Acuzar’s venue would have a residency program for chosen artists. Coson said Acuzar, the director and founder of Bellas Artes projects, “decided to open a place in Manila since it is hard for some people to go to Bataan.” (Las Casas de Acuzar is the tourist attraction featuring restored old houses in Bataan.)
“Jam would host exhibits, screenings and talks. It would be really interesting, a nonprofit with a completely different approach. I’m really excited about that one,” Coson said.
The Alley’s tenants share Coson’s excitement.
Writer’s Block’s Arceo said the café has three peak hours, with customers swamping her counter with orders for morning joes, post-lunch coffee and afternoon cocktails.
The white walls and bleached wood give Writer’s Block an industrial feel. Like its older sister in the city’s Perea Street called Local Edition, Arceo’s café offers locally sourced coffee and tea.

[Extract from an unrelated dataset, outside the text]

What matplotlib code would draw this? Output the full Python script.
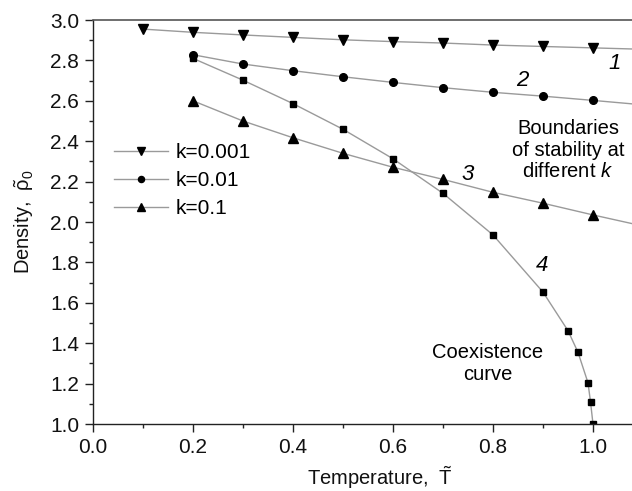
import matplotlib
matplotlib.use("Agg")
import matplotlib.pyplot as plt
from matplotlib.ticker import MultipleLocator, FormatStrFormatter

plt.rcParams['font.family'] = ['Liberation Sans', 'DejaVu Sans']
plt.rcParams['mathtext.fontset'] = 'custom'
plt.rcParams['mathtext.rm'] = 'Liberation Sans'
plt.rcParams['mathtext.it'] = 'Liberation Sans:italic'
plt.rcParams['mathtext.bf'] = 'Liberation Sans:bold'

# Data (last point of curves 1-3 continues the line past the visible edge, no marker)
T_k0001 = [0.1, 0.2, 0.3, 0.4, 0.5, 0.6, 0.7, 0.8, 0.9, 1.0, 1.1]
rho_k0001 = [2.955, 2.939, 2.926, 2.914, 2.902, 2.893, 2.886, 2.876, 2.869, 2.862, 2.855]

T_k001 = [0.2, 0.3, 0.4, 0.5, 0.6, 0.7, 0.8, 0.9, 1.0, 1.1]
rho_k001 = [2.828, 2.782, 2.749, 2.719, 2.691, 2.665, 2.642, 2.623, 2.602, 2.580]

T_k01 = [0.2, 0.3, 0.4, 0.5, 0.6, 0.7, 0.8, 0.9, 1.0, 1.1]
rho_k01 = [2.600, 2.500, 2.417, 2.340, 2.271, 2.211, 2.147, 2.093, 2.035, 1.980]

T_coex = [0.2, 0.3, 0.4, 0.5, 0.6, 0.7, 0.8, 0.9, 0.95, 0.97, 0.99, 0.995, 1.0]
rho_coex = [2.810, 2.702, 2.586, 2.459, 2.313, 2.142, 1.936, 1.653, 1.462, 1.355, 1.204, 1.110, 1.0]

labels = ['k=0.001', 'k=0.01', 'k=0.1']

W, H = 632, 491
fig = plt.figure(figsize=(W / 100, H / 100), dpi=100)
ax = fig.add_axes([93 / W, 1 - 424 / H, (W - 93) / W, (424 - 20) / H])

lc = '#9a9a9a'
lw = 1.0
ax.plot(T_k0001, rho_k0001, color=lc, lw=lw, marker='v', ms=6.5, mfc='k', mec='k',
        markevery=list(range(len(T_k0001) - 1)), label=labels[0])
ax.plot(T_k001, rho_k001, color=lc, lw=lw, marker='o', ms=5.5, mfc='k', mec='k',
        markevery=list(range(len(T_k001) - 1)), label=labels[1])
ax.plot(T_k01, rho_k01, color=lc, lw=lw, marker='^', ms=6.5, mfc='k', mec='k',
        markevery=list(range(len(T_k01) - 1)), label=labels[2])
ax.plot(T_coex, rho_coex, color=lc, lw=lw, marker='s', ms=5, mfc='k', mec='k')

ax.set_xlim(0, (W - 93) / 500)
ax.set_ylim(1.0, 3.0)
ax.xaxis.set_major_locator(MultipleLocator(0.2))
ax.xaxis.set_minor_locator(MultipleLocator(0.1))
ax.yaxis.set_major_locator(MultipleLocator(0.2))
ax.yaxis.set_minor_locator(MultipleLocator(0.1))
ax.xaxis.set_major_formatter(FormatStrFormatter('%.1f'))
ax.yaxis.set_major_formatter(FormatStrFormatter('%.1f'))

ax.tick_params(which='major', direction='out', length=6, width=1.0, labelsize=15, pad=4,
               color='#222222', labelcolor='#111111')
ax.tick_params(which='minor', direction='out', length=3, width=1.0, color='#222222')
ax.tick_params(top=False, right=False, which='both')
for s in ['left', 'bottom']:
    ax.spines[s].set_linewidth(1.0)
    ax.spines[s].set_color('#222222')
ax.spines['top'].set_linewidth(1.2)
ax.spines['top'].set_color('#555555')
ax.spines['right'].set_visible(False)

ax.set_xlabel(r'Temperature,  $\tilde{\mathrm{T}}$', fontsize=14.5, color='#111111')
ax.set_ylabel(r'Density,  $\tilde{\mathrm{\rho}}_0$', fontsize=14.5, color='#111111')
ax.xaxis.set_label_coords((380 - 93) / (W - 93), -0.1)
ax.yaxis.set_label_coords(-0.105, 0.5)

leg = ax.legend(loc='upper left', bbox_to_anchor=(0.023, 0.715), frameon=False,
                fontsize=15, handlelength=2.6, handletextpad=0.35, labelspacing=0.42,
                markerscale=0.8, borderaxespad=0)

ax.text(1.044, 2.786, '1', fontsize=16, style='italic', ha='center', va='center')
ax.text(0.858, 2.700, '2', fontsize=16, style='italic', ha='center', va='center')
ax.text(0.750, 2.235, '3', fontsize=16, style='italic', ha='center', va='center')
ax.text(0.898, 1.787, '4', fontsize=16, style='italic', ha='center', va='center')

ax.text(0.950, 2.356, 'Boundaries\nof stability at\ndifferent $\\it{k}$', fontsize=14.5,
        ha='center', va='center', linespacing=1.15)
ax.text(0.790, 1.300, 'Coexistence\ncurve', fontsize=14.5, ha='center', va='center',
        linespacing=1.15)

fig.savefig('out.png', dpi=100)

Its specialties are an earthy and chocolatey blend called Atok, named after a mountain in Benguet, and the peanut-and-caramel-infused Matutum, a nod to the famous peak in South Cotabato.
Aphro’s Fernandez is busy sprucing the gallery for the open house. Pottery is focal point with pieces by Pablo Capati, Joey de Castro, Jon Pettyjohn, Winnie Go and Joe Geraldo in strategic places, where they can be admired by guests.
Lanai’s café proprietor Marc Licaros said guests can now order from a full menu that includes an exotic peri-peri chicken wrap with tsatziki and guacamole, beetroot salad, Seared Tuna Niçoise and his favorite Italian-American Hero sandwich.
The must-order, however, is Lanai’s iced coffee with carabao’s milk that Licaros said is an homage to the Zobel sisters’ treasured family recipe.
Coson implied that the passion showed by tenants only validates the decision to repurpose the warehouse.
“The tenants have a different take on everything. They have the freedom to do what they like. Do I manage The Alley? I don’t have a formal role. My day job is in SM,” she said.